The rest... brrrr. Of the two worst one was delivered by a manager/techie (who went through the slides too quickly to be able to match the huge swathe of lines, icons and multiply-worded annotations to the mumbled narration though he is apparently fine in face-to-face contacts but was just rushed into this and had no time to plan) and one by a more managery manager (lot's of speling mistakes, and grammatical errors, and, excessive punctuation!!!) who may have been obliquely mentioned somewhere before in this journal for his over-reliance on meaning-free suitspeak. Another was trying to be too funny, one hasn't stuck in my mind at all and one was an hour-long sales pitch by someone who spoke like the kid in school who wanted to pretend that they had a sort of mid-atlantic accent but who couldn't really pull it off because they just changed the accent on some sounds whilst leaving other bits intact whilst not using any particularly transatlantic idioms; pronouncing "data" as "dayda" rather than the more usual non-British English-speaking "dahta". There were many other just-change-the-T-to-a-D examples such as "compedidors", "indegraded", "disdribuded" and "actividy". I caught myself sighing and clutching my forehead several times and only noticed at the end that one of the bigwig organising-entities was sitting directly behind me. Hopefully he didn't catch the exasperated mutter which slipped out when the presenter made a typical managerish Powerpoint mistake.
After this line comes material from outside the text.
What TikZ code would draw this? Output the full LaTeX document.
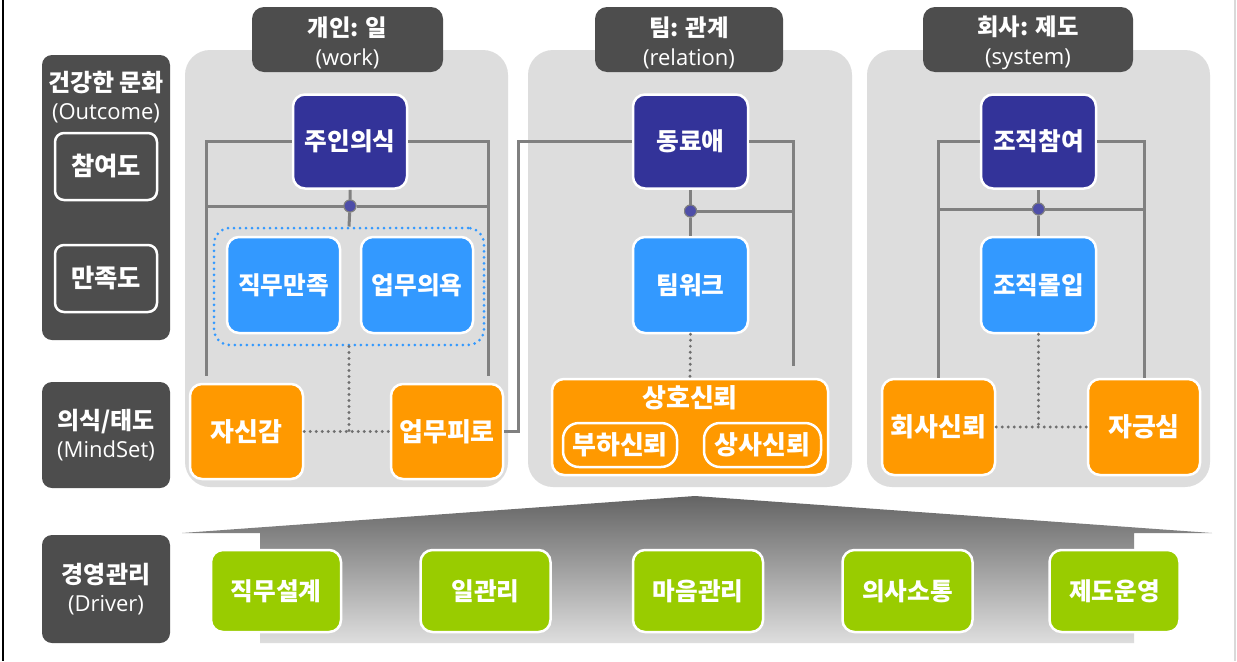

I wonder sometimes if people think in the same voice they use when speaking and writing. Do neds and builders really think in expletives? Do management think in buzzwords? Do the current crop of students mentally insert "yeah, so" every six words? Bob only knows what passes through this gentleman's mind when he decides that he needs to go to the toilet. Even standing up must take a few minutes to organise.

As TFP has mentioned there were lots of free leather things being given away. As with my other inconventiently-sized souvenir office-document-transport folder things I shall use them for keeping printer paper nice and crispy on the floor under my desk at home.

Might stick some blipcards in the business card holder.